We fly from Waikiki to Hilo, the Big Island's largest city, in the company of the NTU research team on June 10 at 8:30 a.m. The team is on Hawaii for just one week and is determined to squeeze in a trip to AMiBA.
"It's a rare opportunity," says an excited Lin Chin-shen, a PhD candidate in NTU's Graduate Institute of Communications Engineering. "Besides, we produced some of AMiBA's electronics."
In fact, AMiBA was jointly built by the Preparatory Office of ASIAA, and the Departments of Physics and Electrical Engineering at NTU. The telescope, which came online in October 2006, is currently the world's only single-platform array working at millimeter wavelengths.

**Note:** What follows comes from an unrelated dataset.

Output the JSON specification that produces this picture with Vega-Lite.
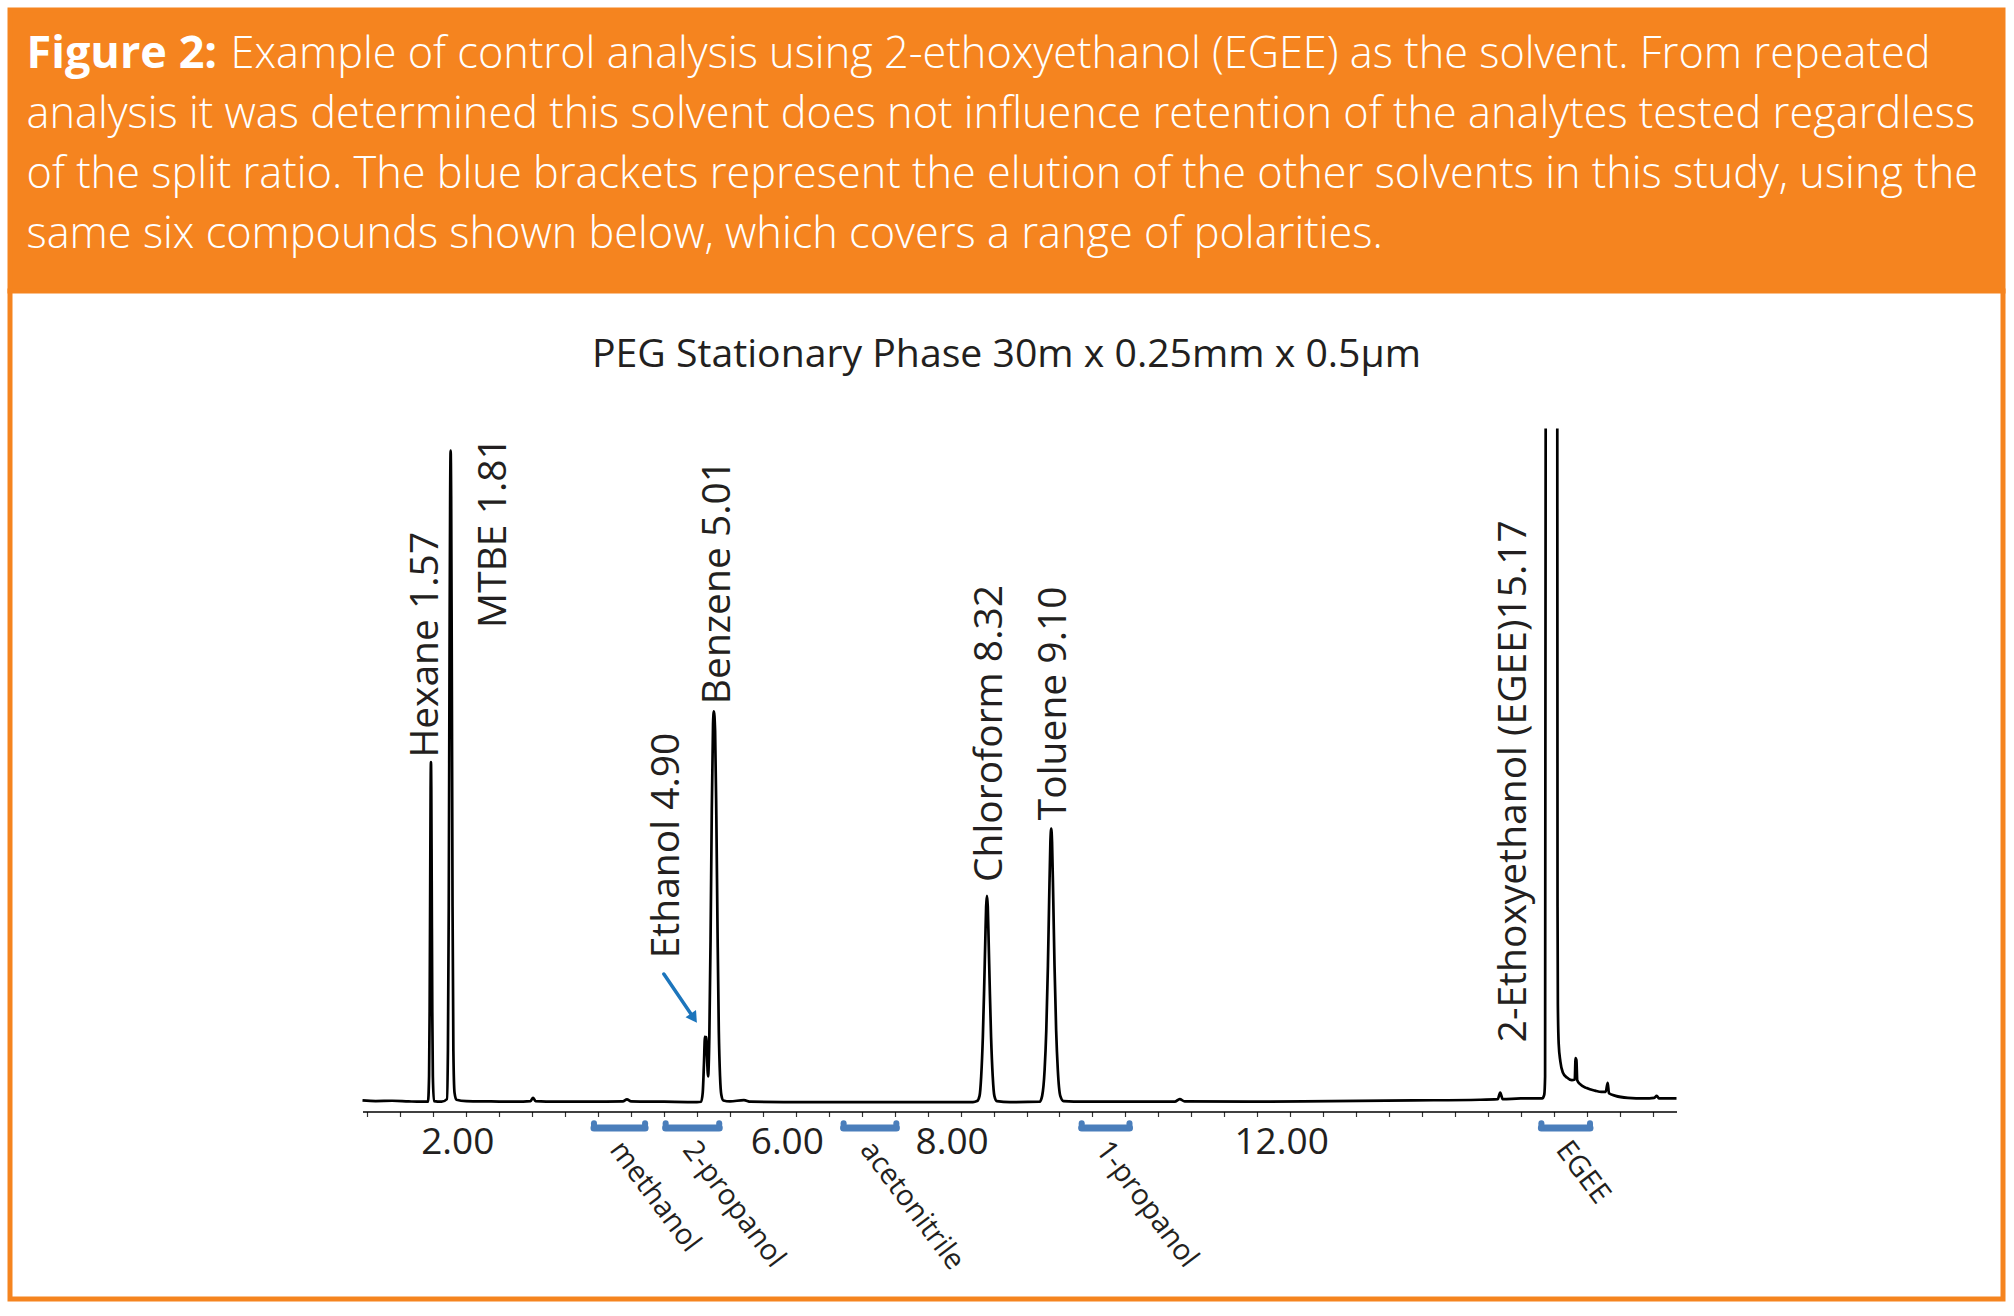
{
  "$schema": "https://vega.github.io/schema/vega-lite/v6.json",
  "background": "white",
  "padding": {"left": 7, "top": 7, "right": 9, "bottom": 15},
  "bounds": "flush",
  "spacing": 0,
  "config": {"view": {"stroke": null}},
  "datasets": {
    "brackets": [
      {"solvent": "methanol", "start": 3.55, "end": 4.17, "mid": 3.86},
      {"solvent": "2-propanol", "start": 4.42, "end": 5.07, "mid": 4.745},
      {"solvent": "acetonitrile", "start": 6.58, "end": 7.22, "mid": 6.9},
      {"solvent": "1-propanol", "start": 9.47, "end": 10.05, "mid": 9.76},
      {"solvent": "EGEE", "start": 15.05, "end": 15.64, "mid": 15.345}
    ]
  },
  "vconcat": [
    {
      "width": 1993,
      "height": 281,
      "view": {"fill": "#F5841F", "stroke": "#F5841F", "strokeWidth": 5},
      "layer": [
        {
          "data": {"values": [{"line": 1, "col": "a", "text": "Figure 2:"}]},
          "mark": {"type": "text", "font": "Open Sans", "fontSize": 45, "fontWeight": "bold", "color": "white", "align": "left", "baseline": "alphabetic"},
          "encoding": {
            "x": {"field": "col", "type": "nominal", "scale": {"type": "point", "domain": ["a", "b"], "range": [16.5, 220.5], "padding": 0}, "axis": null},
            "y": {"field": "line", "type": "ordinal", "scale": {"type": "point", "domain": [1, 2, 3, 4], "range": [57.5, 237.5], "padding": 0}, "axis": null},
            "text": {"field": "text"}
          }
        },
        {
          "data": {"values": [
            {"line": 1, "col": "b", "text": "Example of control analysis using 2-ethoxyethanol (EGEE) as the solvent. From repeated"},
            {"line": 2, "col": "a", "text": "analysis it was determined this solvent does not influence retention of the analytes tested regardless"},
            {"line": 3, "col": "a", "text": "of the split ratio. The blue brackets represent the elution of the other solvents in this study, using the"},
            {"line": 4, "col": "a", "text": "same six compounds shown below, which covers a range of polarities."}
          ]},
          "mark": {"type": "text", "font": "Open Sans", "fontSize": 43.3, "fontWeight": 300, "color": "white", "align": "left", "baseline": "alphabetic"},
          "encoding": {
            "x": {"field": "col", "type": "nominal", "axis": null},
            "y": {"field": "line", "type": "ordinal", "axis": null},
            "text": {"field": "text"}
          }
        }
      ]
    },
    {
      "width": 1993,
      "height": 1008,
      "view": {"fill": "white", "stroke": "#F5841F", "strokeWidth": 5},
      "title": {"text": "PEG Stationary Phase 30m x 0.25mm x 0.5µm", "anchor": "middle", "frame": "group", "offset": -84, "font": "Open Sans", "fontSize": 39.2, "fontWeight": "normal", "color": "#231F20"},
      "layer": [
        {
          "data": {"values": [
            {"t": 0.74, "v": 0.3, "s": "A"}, {"t": 0.9, "v": 0.2, "s": "A"}, {"t": 1.1, "v": 0.25, "s": "A"}, {"t": 1.3, "v": 0.15, "s": "A"}, {"t": 1.45, "v": 0.1, "s": "A"},
            {"t": 1.535, "v": 0.1, "s": "A"}, {"t": 1.548, "v": 4, "s": "A"}, {"t": 1.555, "v": 14, "s": "A"}, {"t": 1.562, "v": 34, "s": "A"}, {"t": 1.567, "v": 48, "s": "A"}, {"t": 1.571, "v": 52.2, "s": "A"}, {"t": 1.575, "v": 48, "s": "A"}, {"t": 1.58, "v": 34, "s": "A"}, {"t": 1.587, "v": 14, "s": "A"}, {"t": 1.594, "v": 4, "s": "A"}, {"t": 1.607, "v": 0.2, "s": "A"},
            {"t": 1.7, "v": 0.1, "s": "A"}, {"t": 1.765, "v": 0.5, "s": "A"}, {"t": 1.777, "v": 8, "s": "A"}, {"t": 1.787, "v": 30, "s": "A"}, {"t": 1.797, "v": 70, "s": "A"}, {"t": 1.804, "v": 93, "s": "A"}, {"t": 1.81, "v": 100, "s": "A"}, {"t": 1.816, "v": 93, "s": "A"}, {"t": 1.823, "v": 70, "s": "A"}, {"t": 1.833, "v": 30, "s": "A"}, {"t": 1.843, "v": 8, "s": "A"}, {"t": 1.857, "v": 1.5, "s": "A"}, {"t": 1.88, "v": 0.4, "s": "A"},
            {"t": 2.0, "v": 0.2, "s": "A"}, {"t": 2.3, "v": 0.15, "s": "A"}, {"t": 2.6, "v": 0.1, "s": "A"}, {"t": 2.78, "v": 0.2, "s": "A"}, {"t": 2.81, "v": 0.7, "s": "A"}, {"t": 2.84, "v": 0.2, "s": "A"}, {"t": 3.1, "v": 0.1, "s": "A"}, {"t": 3.5, "v": 0.1, "s": "A"}, {"t": 3.9, "v": 0.15, "s": "A"}, {"t": 3.95, "v": 0.45, "s": "A"}, {"t": 4.0, "v": 0.15, "s": "A"}, {"t": 4.4, "v": 0.1, "s": "A"}, {"t": 4.8, "v": 0.05, "s": "A"},
            {"t": 4.85, "v": 0.1, "s": "A"}, {"t": 4.87, "v": 1.5, "s": "A"}, {"t": 4.885, "v": 6, "s": "A"}, {"t": 4.897, "v": 10.1, "s": "A"}, {"t": 4.905, "v": 8.5, "s": "A"}, {"t": 4.913, "v": 10, "s": "A"}, {"t": 4.922, "v": 7, "s": "A"}, {"t": 4.935, "v": 4.0, "s": "A"}, {"t": 4.95, "v": 10, "s": "A"}, {"t": 4.965, "v": 25, "s": "A"}, {"t": 4.98, "v": 45, "s": "A"}, {"t": 4.995, "v": 58, "s": "A"}, {"t": 5.005, "v": 60, "s": "A"}, {"t": 5.02, "v": 57, "s": "A"}, {"t": 5.035, "v": 44, "s": "A"}, {"t": 5.05, "v": 26, "s": "A"}, {"t": 5.065, "v": 11, "s": "A"}, {"t": 5.08, "v": 4, "s": "A"}, {"t": 5.095, "v": 1.2, "s": "A"}, {"t": 5.12, "v": 0.3, "s": "A"},
            {"t": 5.2, "v": 0.15, "s": "A"}, {"t": 5.37, "v": 0.35, "s": "A"}, {"t": 5.45, "v": 0.1, "s": "A"}, {"t": 6.0, "v": 0.05, "s": "A"}, {"t": 7.0, "v": 0.05, "s": "A"}, {"t": 8.15, "v": 0.05, "s": "A"},
            {"t": 8.2, "v": 0.2, "s": "A"}, {"t": 8.23, "v": 1, "s": "A"}, {"t": 8.25, "v": 4, "s": "A"}, {"t": 8.27, "v": 10, "s": "A"}, {"t": 8.285, "v": 17, "s": "A"}, {"t": 8.3, "v": 25, "s": "A"}, {"t": 8.31, "v": 30, "s": "A"}, {"t": 8.32, "v": 31.7, "s": "A"}, {"t": 8.33, "v": 30, "s": "A"}, {"t": 8.34, "v": 25, "s": "A"}, {"t": 8.355, "v": 17, "s": "A"}, {"t": 8.37, "v": 10, "s": "A"}, {"t": 8.39, "v": 4, "s": "A"}, {"t": 8.41, "v": 1, "s": "A"}, {"t": 8.44, "v": 0.2, "s": "A"},
            {"t": 8.6, "v": 0.05, "s": "A"}, {"t": 8.96, "v": 0.1, "s": "A"}, {"t": 8.99, "v": 1, "s": "A"}, {"t": 9.02, "v": 5, "s": "A"}, {"t": 9.04, "v": 11, "s": "A"}, {"t": 9.06, "v": 21, "s": "A"}, {"t": 9.075, "v": 31, "s": "A"}, {"t": 9.09, "v": 40, "s": "A"}, {"t": 9.1, "v": 42, "s": "A"}, {"t": 9.11, "v": 40, "s": "A"}, {"t": 9.125, "v": 31, "s": "A"}, {"t": 9.14, "v": 21, "s": "A"}, {"t": 9.16, "v": 11, "s": "A"}, {"t": 9.18, "v": 5, "s": "A"}, {"t": 9.21, "v": 1, "s": "A"}, {"t": 9.25, "v": 0.2, "s": "A"},
            {"t": 9.5, "v": 0.1, "s": "A"}, {"t": 10.0, "v": 0.1, "s": "A"}, {"t": 10.6, "v": 0.1, "s": "A"}, {"t": 10.66, "v": 0.5, "s": "A"}, {"t": 10.72, "v": 0.15, "s": "A"}, {"t": 11.5, "v": 0.1, "s": "A"}, {"t": 12.5, "v": 0.2, "s": "A"}, {"t": 13.5, "v": 0.3, "s": "A"}, {"t": 14.3, "v": 0.4, "s": "A"}, {"t": 14.52, "v": 0.5, "s": "A"}, {"t": 14.55, "v": 1.5, "s": "A"}, {"t": 14.58, "v": 0.5, "s": "A"}, {"t": 14.8, "v": 0.6, "s": "A"}, {"t": 15.0, "v": 0.6, "s": "A"}, {"t": 15.06, "v": 0.6, "s": "A"}, {"t": 15.085, "v": 1.2, "s": "A"}, {"t": 15.095, "v": 4, "s": "A"}, {"t": 15.102, "v": 103.4, "s": "A"},
            {"t": 15.243, "v": 103.4, "s": "B"}, {"t": 15.246, "v": 30, "s": "B"}, {"t": 15.25, "v": 15, "s": "B"}, {"t": 15.26, "v": 9, "s": "B"}, {"t": 15.28, "v": 6.3, "s": "B"}, {"t": 15.31, "v": 4.6, "s": "B"}, {"t": 15.36, "v": 3.8, "s": "B"}, {"t": 15.42, "v": 3.4, "s": "B"}, {"t": 15.455, "v": 3.5, "s": "B"}, {"t": 15.465, "v": 6.8, "s": "B"}, {"t": 15.475, "v": 6.5, "s": "B"}, {"t": 15.485, "v": 3.4, "s": "B"}, {"t": 15.52, "v": 2.8, "s": "B"}, {"t": 15.6, "v": 2.2, "s": "B"}, {"t": 15.7, "v": 1.8, "s": "B"}, {"t": 15.78, "v": 1.6, "s": "B"}, {"t": 15.83, "v": 1.6, "s": "B"}, {"t": 15.855, "v": 3.0, "s": "B"}, {"t": 15.87, "v": 1.4, "s": "B"}, {"t": 15.95, "v": 1.0, "s": "B"}, {"t": 16.1, "v": 0.7, "s": "B"}, {"t": 16.3, "v": 0.6, "s": "B"}, {"t": 16.42, "v": 0.7, "s": "B"}, {"t": 16.45, "v": 1.0, "s": "B"}, {"t": 16.48, "v": 0.6, "s": "B"}, {"t": 16.69, "v": 0.6, "s": "B"}
          ]},
          "mark": {"type": "line", "color": "black", "strokeWidth": 2.7, "interpolate": "monotone", "strokeJoin": "round"},
          "encoding": {
            "x": {
              "field": "t", "type": "quantitative", "title": null,
              "scale": {"domain": [0.74, 16.69], "range": [352.5, 1666.5], "nice": false, "zero": false},
              "axis": {
                "values": [0.8, 1.2, 1.6, 2, 2.4, 2.8, 3.2, 3.6, 4, 4.4, 4.8, 5.2, 5.6, 6, 6.4, 6.8, 7.2, 7.6, 8, 8.4, 8.8, 9.2, 9.6, 10, 10.4, 10.8, 11.2, 11.6, 12, 12.4, 12.8, 13.2, 13.6, 14, 14.4, 14.8, 15.2, 15.6, 16, 16.4],
                "labelExpr": "indexof([2, 6, 8, 12], datum.value) >= 0 ? format(datum.value, '.2f') : ''",
                "offset": -187.5,
                "domain": true, "ticks": true, "labels": true,
                "domainColor": "black", "domainWidth": 1.6,
                "tickColor": "#333333", "tickWidth": 1.2, "tickSize": 5,
                "labelFont": "Open Sans", "labelFontSize": 37, "labelColor": "#231F20",
                "labelPadding": 8, "labelOffset": -9, "labelOverlap": false, "labelBound": false, "labelFlush": false,
                "grid": false, "title": null
              }
            },
            "y": {"field": "v", "type": "quantitative", "scale": {"domain": [-1.4, 103.4], "range": [820.5, 137.5], "nice": false, "zero": false}, "axis": null},
            "detail": {"field": "s"}
          }
        },
        {
          "data": {"values": [
            {"label": "Hexane 1.57", "lx": 1.652, "ly": 52.9},
            {"label": "MTBE 1.81", "lx": 2.477, "ly": 72.8},
            {"label": "Ethanol 4.90", "lx": 4.576, "ly": 22.1},
            {"label": "Benzene 5.01", "lx": 5.199, "ly": 61.1},
            {"label": "Chloroform 8.32", "lx": 8.505, "ly": 33.8},
            {"label": "Toluene 9.10", "lx": 9.282, "ly": 43.3},
            {"label": "2-Ethoxyethanol (EGEE)15.17", "lx": 14.862, "ly": 9.2}
          ]},
          "mark": {"type": "text", "angle": 270, "align": "left", "baseline": "alphabetic", "font": "Open Sans", "fontSize": 39, "color": "#231F20"},
          "encoding": {
            "x": {"field": "lx", "type": "quantitative", "title": null},
            "y": {"field": "ly", "type": "quantitative", "axis": null},
            "text": {"field": "label"}
          }
        },
        {
          "data": {"name": "brackets"},
          "mark": {"type": "rule", "color": "#4A7EBB", "strokeWidth": 7, "strokeCap": "round"},
          "encoding": {
            "x": {"field": "start", "type": "quantitative", "title": null},
            "x2": {"field": "end"},
            "y": {"datum": -3.95, "type": "quantitative", "axis": null}
          }
        },
        {
          "data": {"name": "brackets"},
          "mark": {"type": "rule", "color": "#4A7EBB", "strokeWidth": 6, "strokeCap": "round"},
          "encoding": {
            "x": {"field": "start", "type": "quantitative", "title": null},
            "y": {"datum": -3.2, "type": "quantitative", "axis": null},
            "y2": {"datum": -3.95}
          }
        },
        {
          "data": {"name": "brackets"},
          "mark": {"type": "rule", "color": "#4A7EBB", "strokeWidth": 6, "strokeCap": "round"},
          "encoding": {
            "x": {"field": "end", "type": "quantitative", "title": null},
            "y": {"datum": -3.2, "type": "quantitative", "axis": null},
            "y2": {"datum": -3.95}
          }
        },
        {
          "data": {"name": "brackets"},
          "mark": {"type": "text", "angle": 53, "align": "left", "baseline": "middle", "font": "Open Sans", "fontSize": 29, "color": "#231F20", "dx": -2, "dy": 3},
          "encoding": {
            "x": {"field": "mid", "type": "quantitative", "title": null},
            "y": {"datum": -6.46, "type": "quantitative", "axis": null},
            "text": {"field": "solvent"}
          }
        },
        {
          "data": {"values": [{"x1": 4.398, "y1": 19.69, "x2": 4.762, "y2": 12.92}]},
          "mark": {"type": "rule", "color": "#1C75BC", "strokeWidth": 3.5, "strokeCap": "round"},
          "encoding": {
            "x": {"field": "x1", "type": "quantitative", "title": null},
            "x2": {"field": "x2"},
            "y": {"field": "y1", "type": "quantitative", "axis": null},
            "y2": {"field": "y2"}
          }
        },
        {
          "data": {"values": [{"x2": 4.762, "y2": 12.92}]},
          "mark": {"type": "point", "shape": "triangle-up", "filled": true, "size": 160, "angle": 146, "color": "#1C75BC", "opacity": 1},
          "encoding": {
            "x": {"field": "x2", "type": "quantitative", "title": null},
            "y": {"field": "y2", "type": "quantitative", "axis": null}
          }
        }
      ]
    }
  ]
}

Taking advantage of the Sunyaev-Zel'dovich Effect, AMiBA is using observations of high red-shift galaxy clusters and cosmic background radiation to explore the primordial and early structure of the universe, and its later evolution.
"Taiwan has led the AMiBA telescope project from conception, planning, design and development all the way through to construction," says Director Paul Ho, the former Harvard professor who leads ASIAA and who headed the AMiBA project. "It's a great design, one that other countries don't have. It's an extremely internationally competitive telescope," he continues in slightly broken, Cantonese-accented Mandarin.
AMiBA is an array telescope that currently consists of seven dishes mounted on a platform. Any two of these dishes can operate in conjunction, providing 21 observational configurations. At left, part of a raw data set from an AMiBA observation of Jupiter. An image of Jupiter derived from this data--the first AMiBA has produced of a celestial object, is shown at middle. At right, an image of Jupiter taken with an optical telescope.